- [Short problem]: Sort through the data and copy the lines holding the word "this".
====
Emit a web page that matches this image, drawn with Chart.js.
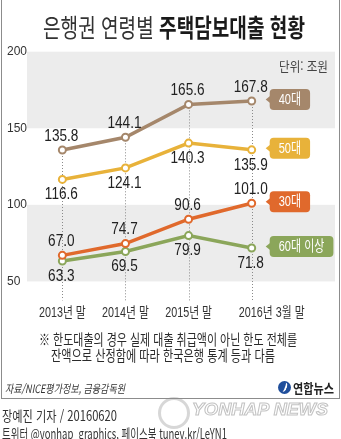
<!DOCTYPE html>
<html lang="ko">
<head>
<meta charset="utf-8">
<title>은행권 연령별 주택담보대출 현황</title>
<script src="https://cdn.jsdelivr.net/npm/chart.js@4/dist/chart.umd.min.js"></script>
<style>
  html, body { margin: 0; padding: 0; background: #fff; }
  body {
    width: 341px; height: 439px; position: relative; overflow: hidden;
    font-family: "Noto Sans CJK KR", "Liberation Sans", sans-serif; color: #333;
  }
  #frame {
    position: absolute; left: 1px; top: -1px; width: 337px; height: 398px;
    border: 1px solid #8c8c8c;
  }
  #chart { position: absolute; left: 0; top: 0; }
  .txt { position: absolute; white-space: nowrap; line-height: 1; transform-origin: 0 0; }
  #title { font-size: 25px; color: #333; }
  #title b { color: #1a1a1a; font-weight: 700; }
  #unit { font-size: 13px; color: #444; }
  .note { font-size: 14.5px; color: #2a2a2a; }
  #source { font-size: 11.5px; font-style: italic; color: #333; }
  #logoText { font-size: 13px; font-weight: 700; color: #222; }
  .credit { font-size: 14px; color: #333; }
  #wmText {
    font-size: 17px; font-weight: 700; font-style: italic; font-family: "Liberation Sans", sans-serif;
    color: rgba(255, 255, 255, 0.7); -webkit-text-stroke: 1px rgba(120, 120, 120, 0.45);
  }
  #wmRing {
    position: absolute; left: 158px; top: 397px; width: 26px; height: 26px;
    border: 3px solid rgba(140, 140, 140, 0.35); border-radius: 50%;
  }
  #logoIcon {
    position: absolute; left: 278px; top: 381px; width: 13px; height: 13px;
    background: #1f4e9b; border-radius: 50%; overflow: hidden;
  }
  #logoIcon::after {
    content: ""; position: absolute; left: 3px; top: 1px; width: 4px; height: 10px;
    border-right: 2px solid #fff; border-radius: 50%; transform: rotate(20deg);
  }
</style>
</head>
<body>
<div id="frame"></div>
<canvas id="chart" width="341" height="439"></canvas>

<div class="txt fit" id="title" data-x="43" data-y="26" data-w="262">은행권 연령별 <b>주택담보대출 현황</b></div>
<div class="txt fit" id="unit" data-x="279" data-y="65" data-w="49">단위: 조원</div>
<div class="txt fit note" data-x="39" data-y="339" data-w="258">※ 한도대출의 경우 실제 대출 취급액이 아닌 한도 전체를</div>
<div class="txt fit note" data-x="51" data-y="355" data-w="224">잔액으로 산정함에 따라 한국은행 통계 등과 다름</div>
<div class="txt fit" id="source" data-x="5" data-y="389" data-w="120">자료/NICE평가정보, 금융감독원</div>
<div id="logoIcon"></div>
<div class="txt fit" id="logoText" data-x="293" data-y="387" data-w="41">연합뉴스</div>
<div id="wmRing"></div>
<div class="txt fit" id="wmText" data-x="192" data-y="409" data-w="136">YONHAP NEWS</div>
<div class="txt fit credit" data-x="2" data-y="415" data-w="115">장예진 기자 / 20160620</div>
<div class="txt fit credit" data-x="2" data-y="433" data-w="225">트위터 @yonhap_graphics, 페이스북 tuney.kr/LeYN1</div>

<script>
// 연령별 주택담보대출 잔액 (단위: 조원)
const periods = ["2013년 말", "2014년 말", "2015년 말", "2016년 3월 말"];
const ageGroups = ["40대", "50대", "30대", "60대 이상"];
const loans40s = [135.8, 144.1, 165.6, 167.8];
const loans50s = [116.6, 124.1, 140.3, 135.9];
const loans30s = [67.0, 74.7, 90.6, 101.0];
const loans60s = [63.3, 69.5, 79.9, 71.8];
const yTicks = [50, 100, 150, 200];

const seriesValues = [loans40s, loans50s, loans30s, loans60s];
const seriesColors = ["#a5876b", "#e8b23a", "#e0692c", "#8ba65a"];
const labelAbove = [true, false, true, false];

const NUM_FONT = "'Liberation Sans', 'Noto Sans CJK KR', sans-serif";

// 글자를 가로로 좁혀서 그리기
function drawNarrow(ctx, text, x, y, sx, align) {
    ctx.save();
    ctx.translate(x, y);
    ctx.scale(sx, 1);
    ctx.textAlign = align || "center";
    ctx.textBaseline = "middle";
    ctx.fillText(text, 0, 0);
    ctx.restore();
}

// 회색 띠와 점선 안내선
const backgroundPlugin = {
    id: "bands",
    beforeDatasetsDraw(chart) {
        const { ctx, chartArea, scales } = chart;
        const y = scales.y;
        ctx.save();
        ctx.fillStyle = "#ececec";
        [[150, 200], [50, 100]].forEach(([lo, hi]) => {
            const top = y.getPixelForValue(hi);
            ctx.fillRect(chartArea.left, top, chartArea.right - chartArea.left, y.getPixelForValue(lo) - top);
        });

        ctx.strokeStyle = "#8a8a8a";
        ctx.lineWidth = 1;
        ctx.setLineDash([1, 2]);
        periods.forEach((p, j) => {
            let top = Infinity;
            chart.data.datasets.forEach((ds, i) => {
                top = Math.min(top, chart.getDatasetMeta(i).data[j].y);
            });
            const x = Math.round(scales.x.getPixelForValue(j)) + 0.5;
            ctx.beginPath();
            ctx.moveTo(x, top);
            ctx.lineTo(x, chartArea.bottom + 19);
            ctx.stroke();
        });
        ctx.restore();
    },
};

// 값 라벨과 오른쪽 연령대 꼬리표
const labelPlugin = {
    id: "labels",
    afterDatasetsDraw(chart) {
        const { ctx } = chart;
        ctx.save();
        chart.data.datasets.forEach((ds, i) => {
            const points = chart.getDatasetMeta(i).data;
            ctx.fillStyle = "#222";
            ctx.font = "17px " + NUM_FONT;
            points.forEach((pt, j) => {
                const dy = ds.labelAbove ? -14 : 15;
                drawNarrow(ctx, seriesValues[i][j].toFixed(1), pt.x - 1, pt.y + dy, 0.8);
            });

            // 꼬리표
            const last = points[points.length - 1];
            const cy = last.y - 1.5;
            ctx.font = "14.5px " + NUM_FONT;
            const w = ctx.measureText(ds.label).width * 0.76 + 18;
            const left = last.x + 18;
            ctx.fillStyle = ds.borderColor;
            ctx.beginPath();
            ctx.roundRect(left, cy - 10.5, w, 21, 4);
            ctx.fill();
            ctx.beginPath();
            ctx.moveTo(last.x + 14, cy);
            ctx.lineTo(left + 1, cy - 4);
            ctx.lineTo(left + 1, cy + 4);
            ctx.closePath();
            ctx.fill();
            ctx.fillStyle = "#fff";
            drawNarrow(ctx, ds.label, left + w / 2, cy + 0.5, 0.76);
        });
        ctx.restore();
    },
};

// 가로축 기간 라벨
const periodPlugin = {
    id: "periods",
    afterDraw(chart) {
        const { ctx, scales, chartArea } = chart;
        ctx.save();
        ctx.fillStyle = "#333";
        ctx.font = "14px " + NUM_FONT;
        periods.forEach((p, j) => {
            const shift = j === periods.length - 1 ? 20 : 0;
            drawNarrow(ctx, p, scales.x.getPixelForValue(j) + shift, chartArea.bottom + 32, 0.77);
        });
        ctx.restore();
    },
};

const datasets = seriesValues.map((values, i) => ({
    label: ageGroups[i],
    data: values.map((v, j) => ({ x: j, y: v })),
    borderColor: seriesColors[i],
    backgroundColor: seriesColors[i],
    borderWidth: 3.5,
    pointRadius: 3.5,
    pointBorderWidth: 2,
    pointBackgroundColor: "#fff",
    pointBorderColor: seriesColors[i],
    labelAbove: labelAbove[i],
}));

new Chart(document.getElementById("chart"), {
    type: "line",
    data: { datasets },
    options: {
        responsive: false,
        animation: false,
        devicePixelRatio: 1,
        layout: { padding: { left: 7, right: 6, top: 51.7, bottom: 157.6 } },
        plugins: { legend: { display: false }, tooltip: { enabled: false } },
        scales: {
            x: { type: "linear", min: -0.56, max: 4.32, display: false },
            y: {
                min: 50,
                max: 200,
                afterBuildTicks: (scale) => {
                    scale.ticks = yTicks.map((v) => ({ value: v }));
                },
                afterFit: (scale) => {
                    scale.width = 20;
                },
                grid: { display: false, drawTicks: false },
                border: { display: false },
                ticks: {
                    padding: 0,
                    crossAlign: "far",
                    color: "#333",
                    font: { family: "'Liberation Sans Narrow', 'Liberation Sans', sans-serif", size: 12 },
                },
            },
        },
    },
    plugins: [backgroundPlugin, labelPlugin, periodPlugin],
});

// 차트 밖 글자들을 정해진 폭에 맞춤
document.querySelectorAll(".fit").forEach((el) => {
    const natural = el.getBoundingClientRect().width;
    el.style.left = el.dataset.x + "px";
    el.style.top = (el.dataset.y - el.offsetHeight / 2) + "px";
    el.style.transform = `scaleX(${el.dataset.w / natural})`;
});
</script>
</body>
</html>
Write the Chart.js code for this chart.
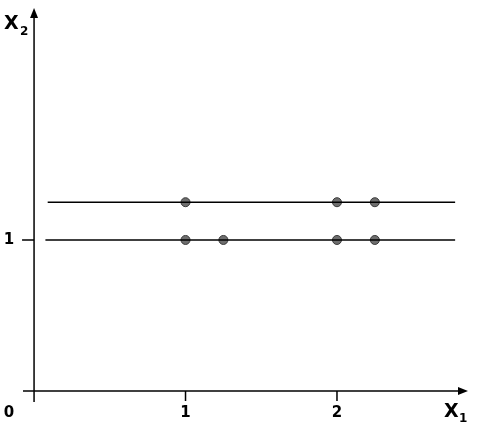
<!DOCTYPE html>
<html>
<head>
<meta charset="utf-8">
<script src="https://cdn.jsdelivr.net/npm/chart.js@4/dist/chart.umd.min.js"></script>
<style>
  html, body { margin: 0; padding: 0; background: #fff; }
  #wrap { width: 480px; height: 426px; }
</style>
</head>
<body>
<div id="wrap"><canvas id="chart"></canvas></div>
<script>
// rows of points (x1, x2)
const lowerX = [1, 1.25, 2, 2.25];
const lowerY = 1;
const upperX = [1, 2, 2.25];
const upperY = 1.25;
// horizontal lines: [start, end] in x1
const lowerLine = [0.075, 2.78];
const upperLine = [0.09, 2.78];
// tick labels
const xTicks = [1, 2];
const yTicks = [1];
const originLabel = '0';

const points = lowerX.map(x => ({x: x, y: lowerY}))
  .concat(upperX.map(x => ({x: x, y: upperY})));

const axesPlugin = {
  id: 'axes',
  afterDraw(chart) {
    const ctx = chart.ctx;
    const xs = chart.scales.x, ys = chart.scales.y;
    const x0 = xs.getPixelForValue(0), y0 = ys.getPixelForValue(0);
    const area = chart.chartArea;
    ctx.save();
    ctx.strokeStyle = '#000';
    ctx.fillStyle = '#000';
    ctx.lineWidth = 1.5;
    // x axis
    ctx.beginPath();
    ctx.moveTo(area.left, y0);
    ctx.lineTo(area.right - 8, y0);
    ctx.stroke();
    ctx.beginPath();
    ctx.moveTo(area.right, y0);
    ctx.lineTo(area.right - 10, y0 - 4);
    ctx.lineTo(area.right - 10, y0 + 4);
    ctx.closePath();
    ctx.fill();
    // y axis
    ctx.beginPath();
    ctx.moveTo(x0, area.bottom);
    ctx.lineTo(x0, area.top + 8);
    ctx.stroke();
    ctx.beginPath();
    ctx.moveTo(x0, area.top);
    ctx.lineTo(x0 - 4, area.top + 10);
    ctx.lineTo(x0 + 4, area.top + 10);
    ctx.closePath();
    ctx.fill();
    // ticks
    ctx.beginPath();
    xTicks.forEach(v => {
      const px = xs.getPixelForValue(v);
      ctx.moveTo(px, y0);
      ctx.lineTo(px, y0 + 10);
    });
    yTicks.forEach(v => {
      const py = ys.getPixelForValue(v);
      ctx.moveTo(x0, py);
      ctx.lineTo(x0 - 12, py);
    });
    ctx.stroke();
    // labels
    ctx.font = 'bold 15px "DejaVu Sans"';
    ctx.textAlign = 'center';
    ctx.textBaseline = 'middle';
    xTicks.forEach(v => ctx.fillText(String(v), xs.getPixelForValue(v), y0 + 22));
    yTicks.forEach(v => ctx.fillText(String(v), x0 - 25, ys.getPixelForValue(v)));
    ctx.fillText(originLabel, x0 - 25, y0 + 22);
    // axis names
    ctx.textAlign = 'left';
    ctx.font = 'bold 19px "DejaVu Sans"';
    ctx.fillText('X', area.right - 24, y0 + 21);
    ctx.font = 'bold 12px "DejaVu Sans"';
    ctx.fillText('1', area.right - 9, y0 + 28);
    ctx.font = 'bold 19px "DejaVu Sans"';
    ctx.fillText('X', x0 - 30, area.top + 16);
    ctx.font = 'bold 12px "DejaVu Sans"';
    ctx.fillText('2', x0 - 14, area.top + 24);
    ctx.restore();
  }
};

new Chart(document.getElementById('chart'), {
  type: 'scatter',
  data: {
    datasets: [{
        type: 'line',
        data: [{x: lowerLine[0], y: lowerY}, {x: lowerLine[1], y: lowerY}],
        borderColor: '#000',
        borderWidth: 1.5,
        pointRadius: 0,
        fill: false
      }, {
        type: 'line',
        data: [{x: upperLine[0], y: upperY}, {x: upperLine[1], y: upperY}],
        borderColor: '#000',
        borderWidth: 1.5,
        pointRadius: 0,
        fill: false
      }, {
        data: points,
        backgroundColor: '#6e6e6e',
        borderColor: '#3a3a3a',
        borderWidth: 1,
        pointRadius: 4.5
      }
    ]
  },
  options: {
    responsive: true,
    maintainAspectRatio: false,
    animation: false,
    layout: { padding: { left: 23, right: 12, top: 8, bottom: 24 } },
    plugins: { legend: { display: false }, tooltip: { enabled: false } },
    scales: {
      x: { type: 'linear', min: -0.073, max: 2.865, display: false },
      y: { type: 'linear', min: -0.073, max: 2.536, display: false }
    }
  },
  plugins: [axesPlugin]
});
</script>
</body>
</html>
====
- [Response to the task]:
Emit a web page that matches this image, drawn with Chart.js.
Write the Chart.js code for this chart.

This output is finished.